Referring now to FIGS. 2 and 3, a siren assembly 200 is shown which is configured to drive the siren rotor during low to moderate flow rates. The siren assembly 200 is located within flowbore 201 and preferably comprises a fixed siren stator 202, a rotatable siren rotor 204, a rotatable turbine rotor 206 and a fixed turbine deflector 208 mounted on a central shaft 210 within a generally cylindrical siren housing 212. When assembled, the siren assembly 200 may also be described as containing a turbine section 207 which is made up of the turbine rotor 206 and the turbine deflector 208. The siren assembly 200 also includes a siren section 209 which is made up of the siren rotor 204 and the stator 202.

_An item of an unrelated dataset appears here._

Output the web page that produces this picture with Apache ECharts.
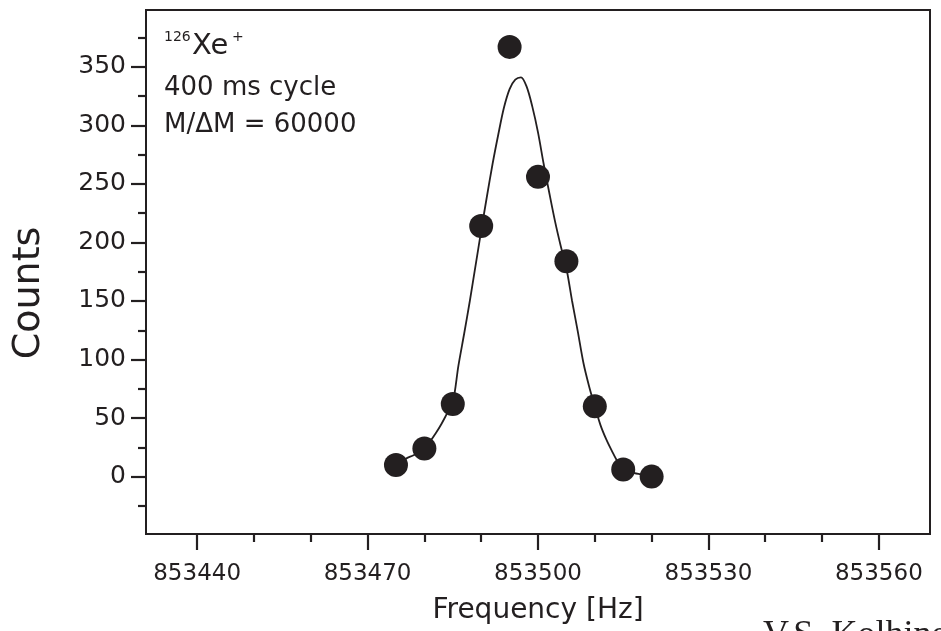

In accordance with the preferred embodiment, a generally cylindrical diverter or bypass unit 214 mounts to the interior surface of the siren housing 212, with the turbine deflector 208, turbine rotor 206, siren rotor 204 and siren stator 202 all preferably mounted within the interior of the diverter unit 214. Accordingly, fluid flows into the housing 212 as shown by arrows 215, and is diverted to flow both inside and outside the diverter unit 214. The amount of bypass will depend upon the fluid flow rate and may be zero for very low flow rates. The flow of fluid inside the diverter unit 214 then is deflected by the turbine deflector 208, and in a manner to be described, causes the turbine rotor 206 to rotate which drives the siren rotor 204 relative to the siren stator 202, producing a cyclical pressure pulse in the column of fluid that can be detected at the surface, such as by a signal detection assembly 136 (shown in FIG. 1), according to conventional techniques. It should be noted that the siren rotor 204 could be located either above or below the siren stator 202.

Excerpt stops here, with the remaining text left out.